Studio moguls widely alleged the strike of 1945 to be Communist-led—though the Communist Party was initially opposed to the strike. CSU president Herbert Sorrell personally faced accusations by Walt Disney, IATSE leadership, and others of being a Communist dupe. (Though when he was dragged before the California Legislature’s Joint Fact-Finding Committee on Un-American Activities a year later, there was scant evidence linking him to the Communist Party—his militant trade unionism was homegrown.)

Regardless of the facts, the anti-communist hysteria of studio moguls and state and federal investigators ultimately spelled the downfall of the CSU. The congressional investigations into the alleged infiltration of communism in Hollywood and trade unions like those in which Sorrell was interrogated, resulted in the Taft-Hartley Act of 1947, which sought to purge not only communists, but also class-conscious workers, from union leadership roles. The law severely limited the power of unions: It required union leadership to sign non-communist affidavits and outlawed jurisdictional strikes like the one enacted by the CSU.

Following on the heels of Taft-Hartley came the House Un-American Activities Committee hearings, which culminated in the well-known Hollywood blacklist and the eventual jailing of the “Hollywood Ten,” film industry members who refused to testify. The notorious Smith Act trials between 1949 and 1958 saw the jailing and deportation of Communist leadership, including Benjamin Davis Jr. and Claudia Jones, across the United States. The rise of Sen. Joseph McCarthy saw the persecution of the gay and lesbian community under the Lavender Scare as well as the continued attack on Black radicalism. From the ashes of the destruction of the CSU also came the ascendency of former B-movie actor Ronald Wilson Reagan. Reagan, who had formerly served as the president of the Screen Actors Guild, would go on to administer a mighty blow against unions. In 1981, as U.S. president, he fired over 11,000 striking air traffic controllers, locking them out of federal employment for life, employing strikebreaking tactics he may have rehearsed during his anti-communist tenure in Hollywood. The knock-on effects from the Red Scare in Hollywood would resonate for decades to come, setting back progressive trade unionism in the United States for generations of workers.
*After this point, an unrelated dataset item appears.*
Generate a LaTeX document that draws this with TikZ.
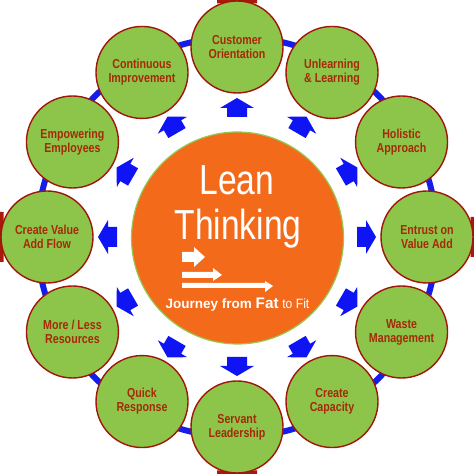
\documentclass[tikz,border=0pt]{standalone}
\usepackage{fontspec}
\setmainfont{Liberation Sans}
\newfontfamily\lblfont[FakeStretch=0.82]{Liberation Sans}
\newfontfamily\bigfont[FakeStretch=0.8]{Liberation Sans}
\newfontfamily\smallfont[FakeStretch=0.9]{Liberation Sans}
\definecolor{bubgreen}{RGB}{141,196,74}
\definecolor{bubedge}{RGB}{160,22,10}
\definecolor{lbltext}{RGB}{165,42,10}
\definecolor{ringblue}{RGB}{20,30,235}
\definecolor{arrblue}{RGB}{15,20,245}
\definecolor{leanorange}{RGB}{243,106,27}
\definecolor{leanedge}{RGB}{150,200,80}
\definecolor{edgered}{RGB}{170,25,10}
\tikzset{
  bub/.style={circle, minimum size=92bp, inner sep=0pt, fill=bubgreen, draw=bubedge, line width=1.4bp,
    text=lbltext, align=center, font=\lblfont\bfseries\fontsize{13bp}{14bp}\selectfont},
  blockarrow/.style={fill=arrblue, draw=none},
  whitearrow/.style={fill=white, draw=none},
  centretext/.style={text=white, inner sep=0pt, anchor=base}
}
\begin{document}
\begin{tikzpicture}[x=1bp,y=1bp]
\useasboundingbox (0,0) rectangle (474,474);
% dark red edges glimpsed at the four cardinal points
\begin{scope}
  \clip (217,470.5) rectangle (257,474)
        (217,0) rectangle (257,3.5)
        (0,212) rectangle (3.5,262)
        (470.5,217) rectangle (474,257);
  \draw[edgered, line width=5bp] (237,237) circle (236.5);
\end{scope}
% blue ring
\draw[ringblue, line width=6bp] (237,237) circle (200);
% circles
\foreach \ang/\nm/\txt in {
  0/c0/{Entrust on\\Value Add},
  30/c1/{Holistic\\Approach},
  60/c2/{Unlearning\\\& Learning},
  90/c3/{Customer\\Orientation},
  120/c4/{Continuous\\Improvement},
  150/c5/{Empowering\\Employees},
  180/c6/{Create Value\\Add Flow},
  210/c7/{More / Less\\Resources},
  240/c8/{Quick\\Response},
  270/c9/{Servant\\Leadership},
  300/c10/{Create\\Capacity},
  330/c11/{Waste\\Management}}{
  \node[bub] (\nm) at ({237+190*cos(\ang)},{237+190*sin(\ang)}) {\txt};
}
% blue block arrows
\foreach \ang in {0,30,...,330}{
  \begin{scope}[shift={(237,237)}, rotate=\ang]
    \fill[blockarrow] (120,-10) -- (129,-10) -- (129,-17) -- (139,0) -- (129,17) -- (129,10) -- (120,10) -- cycle;
  \end{scope}
}
% centre circle
\node[circle, minimum size=212bp, inner sep=0pt, fill=leanorange, draw=leanedge, line width=1.2bp] (lean) at (237.5,236) {};
\node[centretext, font=\bigfont\fontsize{42bp}{42bp}\selectfont] (l1) at (237,279) {Lean};
\node[centretext, font=\bigfont\fontsize{42bp}{42bp}\selectfont] (l2) at (238,234) {Thinking};
% white arrows
\fill[whitearrow] (182,212) -- (194,212) -- (194,207) -- (205,217) -- (194,227) -- (194,222) -- (182,222) -- cycle;
\fill[whitearrow] (182,196) -- (213,196) -- (213,193) -- (222,199) -- (213,206) -- (213,202) -- (182,202) -- cycle;
\fill[whitearrow] (182,186) -- (265,186) -- (265,182) -- (273,188) -- (265,193) -- (265,191) -- (182,191) -- cycle;
\node[centretext] (journey) at (237.5,165) {\bfseries\fontsize{13.5bp}{14bp}\selectfont Journey from {\fontsize{15.3bp}{14bp}\selectfont Fat} \mdseries\smallfont\fontsize{13.5bp}{14bp}\selectfont to Fit};
\end{tikzpicture}
\end{document}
Today, we are witnessing a similar parallel: In tandem with the labor actions in Hollywood and elsewhere across the country, there is a new Red Scare heralding a burgeoning neo-fascism in the United States. Ron DeSantis’s “Stop Woke” campaign, the banning of critical race theory in Florida, Arkansas, and elsewhere, the persecution of the African People’s Socialist Party, Rick Scott’s “travel ban” for socialists traveling to Florida, bipartisan hysteria over the economic rise of China and the BRICS nations, as well as antisemitic tropes like the threat of “cultural Marxism” all point in this direction.

In Hollywood, specifically, we can look to right-wing hysteria over so-called “woke” films such as Barbie and other “culture war” trends perpetrated by pundits who flirt with, if not outright endorse, anti-Blackness, anti-trans ideology, and antisemitism—often in the same breath. The perceived threat of “wokeism” and “identity politics” bear a striking resemblance to the Red Scare tactics of the 1940s and 1950s, insofar as they function as coded attempts to discredit individuals and collectives alike by coding progressive politics as adjacent with Marxism or communism—only today, instead of Moscow, Beijing has become the primary boogeyman.

But this time, the tables may be turning. When Screen Actors Guild president Fran Drescher gave a rip-roaring speech dripping with the authority of class struggle this summer, nobody accused her of being a communist for speaking out against labor conditions. Likewise, Bryan Cranston, who portrayed Trumbo in a biopic of the same name, wasn’t labeled a “Communist dupe” when he delivered a fiery, pro-union speech in July.

And in a year of unprecedented labor actions throughout the nation, the Writers Guild of America’s (WGA) months-long strike, which secured better contracts for writers in a radical victory for labor last month, and the tentative agreement the Screen Actors Guild and the American Federation of Television and Radio Artists (SAG-AFTRA) just reached after 118 days on the picket lines, have highlighted the efforts of the working-class members of the film industry.

The efforts go far beyond the entertainment studios, too. In August, thousands of Los Angeles city workers engaged in a one-day strike to put pressure on Mayor Karen Bass. In recent months there have also been a hotel workers strike and job actions by Los Angeles Unified School District teachers. That’s why to talk about those struggling against the citadel of capital, disproportionately cited in Southern California, it’s important to understand that what is happening in Hollywood is part of a broader labor movement.

That’s why, though some onlookers, even on the political left, have not taken the Hollywood strikes seriously, to be dismissive of the gravity of the labor movement in Hollywood is to commit a fundamental political blunder. Tinseltown has a rich, though too often unacknowledged, history of class struggle that is intimately connected with the kickoff of Red Scare politics in the 1940s and 1950s. The CSU strike provides a sober reminder of how the violent proliferation of Red Scare hysteria and anti-labor sentiment in Hollywood in the middle of the 20th century were connected, and of how far the capitalist class is willing to take its moral panics.

As we heed the lessons of this previous era, it allows us to understand why the labor actions this time around—Hollywood culture workers, United Auto Workers, the 75,000 striking Kaiser employees, graduate students, contingent faculty, and other teachers across the country, and the others too numerous to mention—portend good signs to come for labor in the United States.